Powerboat Racing World today welcomes a new columnist, Adrian Bright.

Adrian is a City & Guilds automotive technology graduate and served a 5 year apprenticeship with Ford.
He worked his way up to a top auto racing team building F2 and F5000 cars – that company later became Roger Penske’s UK Indy-car factory.

Adrian formed Adrian Bright Powerboat Engineering which he successfully ran in the United Kingdom before relocating to the Gold Coast in Australia.

He has engineered, raced and scruitineered offshore boats over a 40 year period.

The articles are Adrian’s views and not necessarily those of Powerboat Racing World. Please feel free to comment on our Facebook page.

Then & Now

The sport of racing powerboats in open waters was spawned from motorsport interests among a few ‘gentlemen racers’ in the 1950’s.
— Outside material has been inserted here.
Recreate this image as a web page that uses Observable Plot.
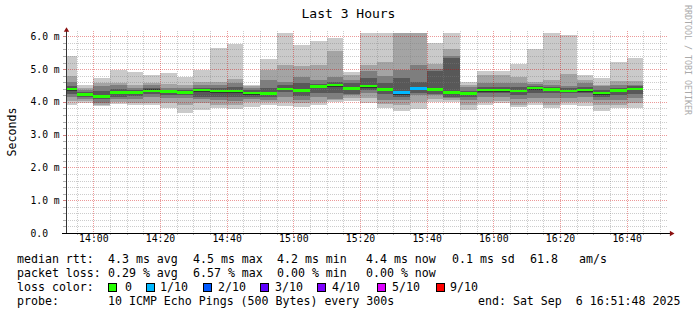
<!DOCTYPE html>
<html><head><meta charset="utf-8">
<script src="https://cdn.jsdelivr.net/npm/d3@7"></script>
<script src="https://cdn.jsdelivr.net/npm/@observablehq/plot@0.6"></script>
<style>
body{margin:0;background:#fff;}
#wrap{position:relative;width:697px;height:315px;overflow:hidden;font-family:"DejaVu Sans Mono",monospace;color:#000;background:#fff;}
#chart{position:absolute;left:0;top:0;}
.t{position:absolute;white-space:pre;font-size:11.6px;line-height:14px;}
.box{position:absolute;width:9px;height:9px;box-sizing:border-box;border:1px solid #000;}
#title{position:absolute;left:0;top:6px;width:697px;text-align:center;font-size:13px;line-height:16px;}
#ylab{position:absolute;left:12px;top:132px;transform:translate(-50%,-50%) rotate(-90deg);font-size:11.6px;white-space:nowrap;}
#wm{position:absolute;left:683px;top:5px;writing-mode:vertical-rl;font-size:8.3px;color:#aaa;white-space:nowrap;line-height:10px;}
</style></head><body>
<div id="wrap"><div id="chart"></div></div>
<script>
// ---- data ----
const title = "Last 3 Hours";
const yLabel = "Seconds";
const watermark = "RRDTOOL / TOBI OETIKER";
const endTime = "16:51:48";
const windowMinutes = 180;
const stepSeconds = 300;
const slots = ["13:50","13:55","14:00","14:05","14:10","14:15","14:20","14:25","14:30","14:35","14:40","14:45","14:50","14:55","15:00","15:05","15:10","15:15","15:20","15:25","15:30","15:35","15:40","15:45","15:50","15:55","16:00","16:05","16:10","16:15","16:20","16:25","16:30","16:35","16:40"];
// sorted ping RTTs (ms), lowest (p1) to highest (p10)
const p1  = [3.90,3.96,3.86,3.93,3.89,3.89,3.81,3.66,3.76,3.81,3.79,3.85,3.89,3.86,3.84,3.89,3.99,4.04,3.96,3.81,3.73,3.79,4.01,3.99,3.76,3.89,3.96,3.83,3.89,3.81,3.89,3.86,3.71,3.81,3.81];
const p2  = [4.03,4.03,3.91,3.99,3.96,3.96,3.96,3.91,3.96,3.89,3.89,3.99,3.99,4.01,3.96,3.99,4.06,4.12,4.13,3.93,3.91,4.01,4.09,4.06,3.91,4.01,4.03,3.91,4.01,3.91,3.99,4.01,3.91,3.91,3.96];
const p3  = [4.15,4.09,3.96,4.09,4.09,4.16,4.13,4.11,4.09,4.06,4.03,4.09,4.06,4.16,4.06,4.16,4.09,4.21,4.26,4.06,4.06,4.21,4.21,4.11,4.06,4.16,4.16,4.09,4.11,4.11,4.11,4.16,4.06,4.06,4.11];
const p4  = [4.25,4.16,4.10,4.16,4.19,4.24,4.21,4.21,4.16,4.16,4.16,4.16,4.16,4.29,4.19,4.26,4.28,4.25,4.36,4.25,4.16,4.26,4.23,4.16,4.16,4.26,4.26,4.21,4.26,4.26,4.26,4.26,4.16,4.21,4.23];
const p5  = [4.33,4.19,4.11,4.24,4.24,4.29,4.26,4.25,4.30,4.27,4.27,4.22,4.21,4.36,4.30,4.42,4.46,4.36,4.43,4.33,4.22,4.36,4.33,4.24,4.21,4.31,4.31,4.29,4.37,4.33,4.29,4.31,4.22,4.30,4.35];
const p6  = [4.43,4.26,4.21,4.33,4.33,4.38,4.35,4.33,4.40,4.36,4.36,4.30,4.29,4.43,4.40,4.50,4.54,4.44,4.52,4.41,4.31,4.45,4.41,4.33,4.29,4.39,4.39,4.37,4.45,4.41,4.37,4.39,4.30,4.38,4.43];
const p7  = [4.48,4.30,4.32,4.40,4.37,4.42,4.37,4.36,4.42,4.42,4.44,4.37,4.42,4.50,4.57,4.55,4.62,4.57,4.74,4.57,4.72,4.62,4.94,5.35,4.32,4.44,4.44,4.44,4.47,4.44,4.42,4.44,4.37,4.42,4.47];
const p8  = [4.62,4.37,4.47,4.50,4.42,4.50,4.42,4.42,4.52,4.52,4.57,4.42,4.67,4.62,4.77,4.67,4.77,4.67,4.94,4.79,4.97,5.11,5.00,5.40,4.44,4.57,4.57,4.57,4.54,4.50,4.47,4.57,4.47,4.52,4.52];
const p9  = [4.78,4.42,4.59,4.57,4.50,4.57,4.54,4.52,4.62,4.60,4.70,4.47,4.97,5.13,5.08,5.13,5.55,4.82,5.13,5.23,6.20,6.20,5.14,5.62,4.50,4.82,4.82,4.77,4.60,4.67,4.84,4.67,4.52,4.64,4.64];
const p10 = [5.39,4.50,4.74,4.97,4.90,4.81,4.87,4.75,4.97,5.63,5.77,4.50,5.30,6.09,5.72,5.86,5.94,4.90,6.10,6.10,6.30,6.30,5.79,6.09,4.60,4.94,4.94,5.16,5.60,6.09,6.04,4.81,4.72,5.21,5.33];
const median = [4.40,4.23,4.16,4.29,4.29,4.34,4.31,4.29,4.37,4.33,4.33,4.27,4.26,4.40,4.35,4.47,4.51,4.41,4.48,4.38,4.28,4.41,4.38,4.29,4.26,4.36,4.36,4.34,4.42,4.38,4.34,4.36,4.27,4.35,4.40];
const lossTenths = [0,0,0,0,0,0,0,0,0,0,0,0,0,0,0,0,0,0,0,0,1,1,0,0,0,0,0,0,0,0,0,0,0,0,0];
// axis ticks
const yTicks = [0,1,2,3,4,5,6];
const yTickLabels = ["0.0","1.0 m","2.0 m","3.0 m","4.0 m","5.0 m","6.0 m"];
const xTickLabels = ["14:00","14:20","14:40","15:00","15:20","15:40","16:00","16:20","16:40"];
// legend
const lossLevels = [0,1,2,3,4,5,9];
const lossLabels = ["0","1/10","2/10","3/10","4/10","5/10","9/10"];
const lossColors = ["#26ff00","#00b8ff","#0059ff","#5e00ff","#7e00ff","#dd00ff","#ff0000"];
const rttLabel = "median rtt:";
const rttStats = ["4.3 ms avg","4.5 ms max","4.2 ms min","4.4 ms now","0.1 ms sd","61.8","am/s"];
const lossLabel = "packet loss:";
const lossStats = ["0.29 % avg","6.57 % max","0.00 % min","0.00 % now"];
const colorLabel = "loss color:";
const probeLabel = "probe:";
const probeText = "10 ICMP Echo Pings (500 Bytes) every 300s";
const endText = "end: Sat Sep  6 16:51:48 2025";

// ---- build ----
const T = s => new Date(`2025-09-06T${s.length === 5 ? s + ":00" : s}Z`);
const xEnd = T(endTime);
const xStart = new Date(+xEnd - windowMinutes * 60000);
const P = [p1,p2,p3,p4,p5,p6,p7,p8,p9,p10];
const rows = slots.map((s, i) => ({
  t0: T(s), t1: new Date(+T(s) + stepSeconds * 1000),
  p: P.map(a => a[i]), med: median[i], loss: lossTenths[i]
}));
const lossColor = l => lossColors[lossLevels.indexOf(l)];
const smoke = ["#cacaca","#a4a4a4","#7e7e7e","#585858","#323232"];

const minorY = d3.range(1, 31).map(i => i / 5).filter(v => Math.abs(v - Math.round(v)) > 1e-6);
const majorX = xTickLabels.map(T);
const allX = d3.utcMinute.every(5).range(new Date(+xStart + 1), xEnd);
const minorX = allX.filter(d => !majorX.some(m => +m === +d));
const mono = "DejaVu Sans Mono";

const marks = [];
smoke.forEach((c, k) => {
  marks.push(Plot.rect(rows, {x1: "t0", x2: "t1", y1: d => d.p[k], y2: d => d.p[9 - k], fill: c, shapeRendering: "crispEdges", clip: true}));
});
// grid
marks.push(Plot.ruleY(minorY, {stroke: "#808080", strokeOpacity: 0.4, strokeDasharray: "1,1", shapeRendering: "crispEdges", insetRight: -1}));
marks.push(Plot.ruleY(yTicks.filter(v => v > 0), {stroke: "#d00000", strokeOpacity: 0.4, strokeDasharray: "1,1", shapeRendering: "crispEdges", insetRight: -1}));
marks.push(Plot.ruleX(minorX, {stroke: "#808080", strokeOpacity: 0.4, strokeDasharray: "1,1", shapeRendering: "crispEdges", insetTop: -2}));
marks.push(Plot.ruleX(majorX, {stroke: "#d00000", strokeOpacity: 0.4, strokeDasharray: "1,1", shapeRendering: "crispEdges", insetTop: -2}));
// median band coloured by loss
marks.push(Plot.rect(rows, {x1: "t0", x2: "t1", y1: "med", y2: "med", insetTop: -1.2, insetBottom: -1.2, fill: d => lossColor(d.loss), shapeRendering: "crispEdges", clip: true}));
// tick marks
marks.push(Plot.ruleY(minorY, {x1: () => xStart, x2: () => xStart, insetLeft: -3, stroke: "#b0b0b0", shapeRendering: "crispEdges"}));
marks.push(Plot.ruleY(yTicks, {x1: () => xStart, x2: () => xStart, insetLeft: -3, stroke: "#d08080", shapeRendering: "crispEdges"}));
marks.push(Plot.ruleX(minorX, {y1: () => 0, y2: () => 0, insetBottom: -2, stroke: "#b0b0b0", shapeRendering: "crispEdges"}));
marks.push(Plot.ruleX(majorX, {y1: () => 0, y2: () => 0, insetBottom: -3, stroke: "#d08080", shapeRendering: "crispEdges"}));
// axes
marks.push(Plot.ruleX([xStart], {stroke: "#333", insetTop: -4, shapeRendering: "crispEdges"}));
marks.push(Plot.ruleY([0], {stroke: "#000", insetLeft: -4, insetRight: -4, shapeRendering: "crispEdges"}));
marks.push(Plot.dot([0], {frameAnchor: "top-left", dy: -3.2, symbol: "triangle", r: 2, fill: "#8b1010", stroke: null}));
marks.push(Plot.dot([0], {frameAnchor: "bottom-right", dx: 4.9, symbol: "triangle", r: 2, rotate: 90, fill: "#8b1010", stroke: null}));
// tick labels
marks.push(Plot.text(yTicks, {y: d => d, text: (d, i) => yTickLabels[i], frameAnchor: "left", dx: -36, textAnchor: "start", fontFamily: mono, fontSize: 9.7, fill: "#000"}));
marks.push(Plot.text(xTickLabels, {x: d => T(d), text: d => d, frameAnchor: "bottom", dy: 8, fontFamily: mono, fontSize: 9.8, fill: "#000"}));

const chart = Plot.plot({
  width: 697, height: 250,
  marginLeft: 66, marginRight: 31, marginTop: 33, marginBottom: 17,
  x: {type: "utc", domain: [xStart, xEnd], axis: null},
  y: {domain: [0, 6.1], axis: null},
  color: {type: "identity"},
  style: {fontFamily: mono, background: "transparent", overflow: "visible"},
  marks
});
document.getElementById("chart").appendChild(chart);

// ---- text & legend ----
const wrap = document.getElementById("wrap");
function add(cls, txt, left, top, extra) {
  const e = document.createElement("div");
  e.className = cls; if (txt != null) e.textContent = txt;
  e.style.left = left + "px"; e.style.top = top + "px";
  if (extra) Object.assign(e.style, extra);
  wrap.appendChild(e); return e;
}
const ti = document.createElement("div"); ti.id = "title"; ti.textContent = title; wrap.appendChild(ti);
const yl = document.createElement("div"); yl.id = "ylab"; yl.textContent = yLabel; wrap.appendChild(yl);
const wm = document.createElement("div"); wm.id = "wm"; wm.textContent = watermark; wrap.appendChild(wm);

const rowTop = [252.3, 265.7, 279.7, 294];
const cols = [108, 193, 277, 366, 452, 530, 579];
add("t", rttLabel, 17, rowTop[0]);
rttStats.forEach((s, i) => add("t", s, cols[i], rowTop[0]));
add("t", lossLabel, 17, rowTop[1]);
lossStats.forEach((s, i) => add("t", s, cols[i], rowTop[1]));
add("t", colorLabel, 17, rowTop[2]);
const boxX = [108, 146, 203, 260, 317, 377, 436];
const boxTextX = [125, 160, 218, 275, 332, 392, 450];
lossLabels.forEach((s, i) => {
  add("box", null, boxX[i], 283, {background: lossColors[i]});
  add("t", s, boxTextX[i], rowTop[2]);
});
add("t", probeLabel, 17, rowTop[3]);
add("t", probeText, 108, rowTop[3]);
add("t", endText, 478, rowTop[3]);
</script>
</body></html>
Its ethos was forged in ‘distance’ races – the Miami-Nassau, 184m (USA), Cowes-Torquay, 179m (subsequently Cowes-Torquay-Cowes 236m) (UK) and Viareggio-Bastia-Viareggio, 198m (Italy). The evolving structure of the sport created classes based on engine capacity. Class 1, became its heart and the pinnacle of the sport. Its soul was forged in the classes that ‘aspired’ to emulate that pinnacle. Its charismatic image embraced, not only the challenge of navigation, seamanship and speed – but human and mechanical endurance. Collectively this was its spirit.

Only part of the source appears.